# Data excerpt
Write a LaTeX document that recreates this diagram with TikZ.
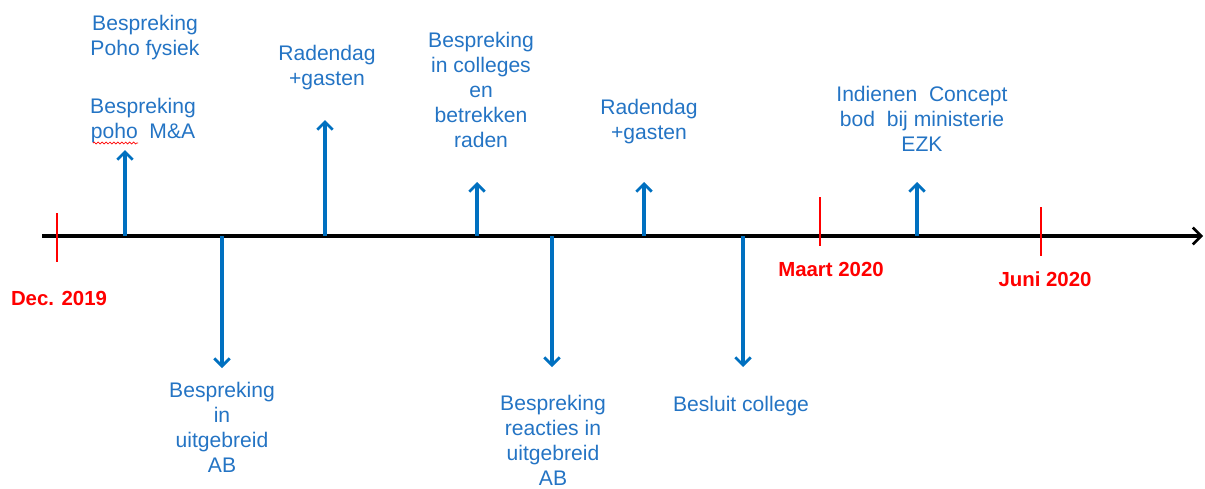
\documentclass[tikz,border=0pt]{standalone}
\usepackage{fontspec}
\setmainfont{Liberation Sans}
\usepackage{tikz}
\usetikzlibrary{arrows.meta}
\usetikzlibrary{positioning}
\usetikzlibrary{decorations.pathmorphing}
\definecolor{evblue}{RGB}{0,112,192}
\definecolor{txtblue}{RGB}{36,116,196}
\tikzstyle{timeline}=[line width=2.3pt,-{Straight Barb[length=6pt,width=12pt,line width=1.8pt]}]
\tikzstyle{ev}=[draw=evblue,line width=2.3pt,-{Straight Barb[length=5.5pt,width=11pt,line width=2pt]}]
\tikzstyle{evtxt}=[text=txtblue,align=center,inner sep=0,
                font=\fontsize{15}{17.8}\selectfont]
\tikzstyle{datetick}=[draw=red,line width=2pt]
\tikzstyle{datetxt}=[text=red,inner sep=0,font=\fontsize{14.5}{17}\selectfont\bfseries]
\tikzstyle{spell}=[draw=red,line width=0.5pt,decorate,
                decoration={snake,amplitude=0.7pt,segment length=2.8pt}]

\begin{document}
\begin{tikzpicture}[x=0.025cm,y=-0.025cm]
\useasboundingbox (0,0) rectangle (1205,488);
\coordinate (t0) at (42,236);
\coordinate (t1) at (1203,236);
\draw[timeline] (t0) -- (t1);
\coordinate (dec a) at (57,213);
\coordinate (dec b) at (57,262);
\coordinate (mrt a) at (820,197);
\coordinate (mrt b) at (820,246);
\coordinate (jun a) at (1041,207);
\coordinate (jun b) at (1041,256);
\draw[datetick] (dec a) -- (dec b);
\draw[datetick] (mrt a) -- (mrt b);
\draw[datetick] (jun a) -- (jun b);
\node[datetxt] (dec) at (59,298) {Dec. 2019};
\node[datetxt] (mrt) at (831,269) {Maart 2020};
\node[datetxt] (jun) at (1045,279) {Juni 2020};
\coordinate (e1) at (125,236);
\coordinate (e2) at (222,236);
\coordinate (e3) at (325,236);
\coordinate (e4) at (477,236);
\coordinate (e5) at (552,236);
\coordinate (e6) at (644,236);
\coordinate (e7) at (743,236);
\coordinate (e8) at (917,236);
\coordinate (p1) at (125,150);
\coordinate (p2) at (222,368);
\coordinate (p3) at (325,120);
\coordinate (p4) at (477,182);
\coordinate (p5) at (552,367);
\coordinate (p6) at (644,182);
\coordinate (p7) at (743,367);
\coordinate (p8) at (917,182);
\draw[ev] (e1) -- (p1);
\draw[ev] (e2) -- (p2);
\draw[ev] (e3) -- (p3);
\draw[ev] (e4) -- (p4);
\draw[ev] (e5) -- (p5);
\draw[ev] (e6) -- (p6);
\draw[ev] (e7) -- (p7);
\draw[ev] (e8) -- (p8);
\node[evtxt] (fys) at (145,37.5) {Bespreking\\Poho fysiek};
\node[evtxt] (mna) at (143,121) {Bespreking\\poho\ \ M\&A};
\node[evtxt] (rad1) at (327,67.5) {Radendag\\+gasten};
\node[evtxt] (coll) at (481,90) {Bespreking\\in colleges\\en\\betrekken\\raden};
\node[evtxt] (rad2) at (649,121.5) {Radendag\\+gasten};
\node[evtxt] (ezk) at (922,119) {Indienen\ \ Concept\\bod\ \ bij ministerie\\EZK};
\node[evtxt] (ab1) at (222,427.5) {Bespreking\\in\\uitgebreid\\AB};
\node[evtxt] (ab2) at (553,440) {Bespreking\\reacties in\\uitgebreid\\AB};
\node[evtxt] (bsl) at (741,406.5) {Besluit college};
\coordinate (sp a) at (93,143);
\coordinate (sp b) at (138,143);
\draw[spell] (sp a) -- (sp b);
\end{tikzpicture}
\end{document}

# What is required
Using the data above, write out every line exactly, leaving the images behind.

# Finished task
Write a LaTeX document that recreates this diagram with TikZ.
\documentclass[tikz,border=0pt]{standalone}
\usepackage{fontspec}
\setmainfont{Liberation Sans}
\usepackage{tikz}
\usetikzlibrary{arrows.meta}
\usetikzlibrary{positioning}
\usetikzlibrary{decorations.pathmorphing}
\definecolor{evblue}{RGB}{0,112,192}
\definecolor{txtblue}{RGB}{36,116,196}
\tikzstyle{timeline}=[line width=2.3pt,-{Straight Barb[length=6pt,width=12pt,line width=1.8pt]}]
\tikzstyle{ev}=[draw=evblue,line width=2.3pt,-{Straight Barb[length=5.5pt,width=11pt,line width=2pt]}]
\tikzstyle{evtxt}=[text=txtblue,align=center,inner sep=0,
                font=\fontsize{15}{17.8}\selectfont]
\tikzstyle{datetick}=[draw=red,line width=2pt]
\tikzstyle{datetxt}=[text=red,inner sep=0,font=\fontsize{14.5}{17}\selectfont\bfseries]
\tikzstyle{spell}=[draw=red,line width=0.5pt,decorate,
                decoration={snake,amplitude=0.7pt,segment length=2.8pt}]

\begin{document}
\begin{tikzpicture}[x=0.025cm,y=-0.025cm]
\useasboundingbox (0,0) rectangle (1205,488);
\coordinate (t0) at (42,236);
\coordinate (t1) at (1203,236);
\draw[timeline] (t0) -- (t1);
\coordinate (dec a) at (57,213);
\coordinate (dec b) at (57,262);
\coordinate (mrt a) at (820,197);
\coordinate (mrt b) at (820,246);
\coordinate (jun a) at (1041,207);
\coordinate (jun b) at (1041,256);
\draw[datetick] (dec a) -- (dec b);
\draw[datetick] (mrt a) -- (mrt b);
\draw[datetick] (jun a) -- (jun b);
\node[datetxt] (dec) at (59,298) {Dec. 2019};
\node[datetxt] (mrt) at (831,269) {Maart 2020};
\node[datetxt] (jun) at (1045,279) {Juni 2020};
\coordinate (e1) at (125,236);
\coordinate (e2) at (222,236);
\coordinate (e3) at (325,236);
\coordinate (e4) at (477,236);
\coordinate (e5) at (552,236);
\coordinate (e6) at (644,236);
\coordinate (e7) at (743,236);
\coordinate (e8) at (917,236);
\coordinate (p1) at (125,150);
\coordinate (p2) at (222,368);
\coordinate (p3) at (325,120);
\coordinate (p4) at (477,182);
\coordinate (p5) at (552,367);
\coordinate (p6) at (644,182);
\coordinate (p7) at (743,367);
\coordinate (p8) at (917,182);
\draw[ev] (e1) -- (p1);
\draw[ev] (e2) -- (p2);
\draw[ev] (e3) -- (p3);
\draw[ev] (e4) -- (p4);
\draw[ev] (e5) -- (p5);
\draw[ev] (e6) -- (p6);
\draw[ev] (e7) -- (p7);
\draw[ev] (e8) -- (p8);
\node[evtxt] (fys) at (145,37.5) {Bespreking\\Poho fysiek};
\node[evtxt] (mna) at (143,121) {Bespreking\\poho\ \ M\&A};
\node[evtxt] (rad1) at (327,67.5) {Radendag\\+gasten};
\node[evtxt] (coll) at (481,90) {Bespreking\\in colleges\\en\\betrekken\\raden};
\node[evtxt] (rad2) at (649,121.5) {Radendag\\+gasten};
\node[evtxt] (ezk) at (922,119) {Indienen\ \ Concept\\bod\ \ bij ministerie\\EZK};
\node[evtxt] (ab1) at (222,427.5) {Bespreking\\in\\uitgebreid\\AB};
\node[evtxt] (ab2) at (553,440) {Bespreking\\reacties in\\uitgebreid\\AB};
\node[evtxt] (bsl) at (741,406.5) {Besluit college};
\coordinate (sp a) at (93,143);
\coordinate (sp b) at (138,143);
\draw[spell] (sp a) -- (sp b);
\end{tikzpicture}
\end{document}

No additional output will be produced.